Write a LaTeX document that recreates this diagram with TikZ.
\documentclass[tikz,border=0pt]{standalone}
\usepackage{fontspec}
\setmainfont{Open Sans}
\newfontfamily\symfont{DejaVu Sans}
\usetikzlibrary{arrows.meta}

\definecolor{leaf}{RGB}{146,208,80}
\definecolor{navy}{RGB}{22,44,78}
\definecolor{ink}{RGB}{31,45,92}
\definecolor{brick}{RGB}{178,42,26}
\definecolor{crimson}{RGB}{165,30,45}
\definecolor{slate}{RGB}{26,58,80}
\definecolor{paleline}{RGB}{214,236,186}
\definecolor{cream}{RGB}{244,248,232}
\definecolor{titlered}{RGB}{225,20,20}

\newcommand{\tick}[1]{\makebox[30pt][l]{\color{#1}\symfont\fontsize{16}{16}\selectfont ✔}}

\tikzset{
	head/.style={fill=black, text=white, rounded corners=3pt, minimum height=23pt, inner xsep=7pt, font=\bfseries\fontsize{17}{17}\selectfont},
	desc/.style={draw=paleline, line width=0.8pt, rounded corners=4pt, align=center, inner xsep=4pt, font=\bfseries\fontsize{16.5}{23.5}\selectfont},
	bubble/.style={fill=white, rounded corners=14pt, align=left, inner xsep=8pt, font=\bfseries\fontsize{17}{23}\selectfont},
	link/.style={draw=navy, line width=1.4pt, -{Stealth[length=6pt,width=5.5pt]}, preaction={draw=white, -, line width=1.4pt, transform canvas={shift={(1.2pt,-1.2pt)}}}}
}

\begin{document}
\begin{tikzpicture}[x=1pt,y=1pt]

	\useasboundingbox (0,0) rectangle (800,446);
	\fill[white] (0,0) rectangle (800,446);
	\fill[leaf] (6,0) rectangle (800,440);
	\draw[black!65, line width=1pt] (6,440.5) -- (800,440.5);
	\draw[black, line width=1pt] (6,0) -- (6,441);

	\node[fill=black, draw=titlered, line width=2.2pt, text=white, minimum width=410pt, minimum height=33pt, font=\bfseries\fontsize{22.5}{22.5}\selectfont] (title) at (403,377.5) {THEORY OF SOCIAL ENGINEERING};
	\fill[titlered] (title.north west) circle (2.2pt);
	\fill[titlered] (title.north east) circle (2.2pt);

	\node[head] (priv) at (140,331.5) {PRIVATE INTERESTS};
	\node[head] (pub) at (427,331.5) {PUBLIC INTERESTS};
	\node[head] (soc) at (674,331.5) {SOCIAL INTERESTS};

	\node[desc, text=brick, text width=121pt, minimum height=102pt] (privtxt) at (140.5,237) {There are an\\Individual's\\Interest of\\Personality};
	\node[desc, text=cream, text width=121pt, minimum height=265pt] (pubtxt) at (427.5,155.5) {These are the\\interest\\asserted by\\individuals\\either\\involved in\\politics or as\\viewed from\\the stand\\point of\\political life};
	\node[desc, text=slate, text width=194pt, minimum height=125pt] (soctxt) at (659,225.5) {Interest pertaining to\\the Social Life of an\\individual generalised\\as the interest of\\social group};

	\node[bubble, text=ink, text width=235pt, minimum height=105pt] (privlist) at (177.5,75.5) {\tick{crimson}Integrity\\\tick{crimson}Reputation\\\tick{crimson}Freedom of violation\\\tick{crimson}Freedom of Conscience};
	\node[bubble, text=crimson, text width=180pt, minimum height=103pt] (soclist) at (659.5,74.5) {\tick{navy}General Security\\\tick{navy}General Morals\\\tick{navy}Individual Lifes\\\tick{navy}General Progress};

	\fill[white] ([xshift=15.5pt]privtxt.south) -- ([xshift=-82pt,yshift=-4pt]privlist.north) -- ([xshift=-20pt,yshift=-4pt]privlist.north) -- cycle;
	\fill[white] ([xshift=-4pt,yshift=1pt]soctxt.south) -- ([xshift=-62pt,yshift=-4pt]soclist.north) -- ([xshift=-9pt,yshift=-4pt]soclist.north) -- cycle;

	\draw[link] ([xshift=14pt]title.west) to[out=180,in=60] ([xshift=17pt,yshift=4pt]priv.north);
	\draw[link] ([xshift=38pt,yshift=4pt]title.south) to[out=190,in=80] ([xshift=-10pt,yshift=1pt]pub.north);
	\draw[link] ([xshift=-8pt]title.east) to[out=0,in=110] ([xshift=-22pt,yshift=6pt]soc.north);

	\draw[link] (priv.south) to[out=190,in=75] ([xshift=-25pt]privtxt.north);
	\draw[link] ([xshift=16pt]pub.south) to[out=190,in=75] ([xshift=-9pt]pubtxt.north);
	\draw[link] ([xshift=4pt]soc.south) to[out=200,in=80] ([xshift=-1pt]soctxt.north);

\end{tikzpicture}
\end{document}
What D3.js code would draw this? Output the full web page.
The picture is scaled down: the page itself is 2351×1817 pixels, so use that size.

What you need to do: Go through the listing above and return every line where the word "this" occurs.

Reply to the exercise:
Write a LaTeX document that recreates this diagram with TikZ.
What D3.js code would draw this? Output the full web page.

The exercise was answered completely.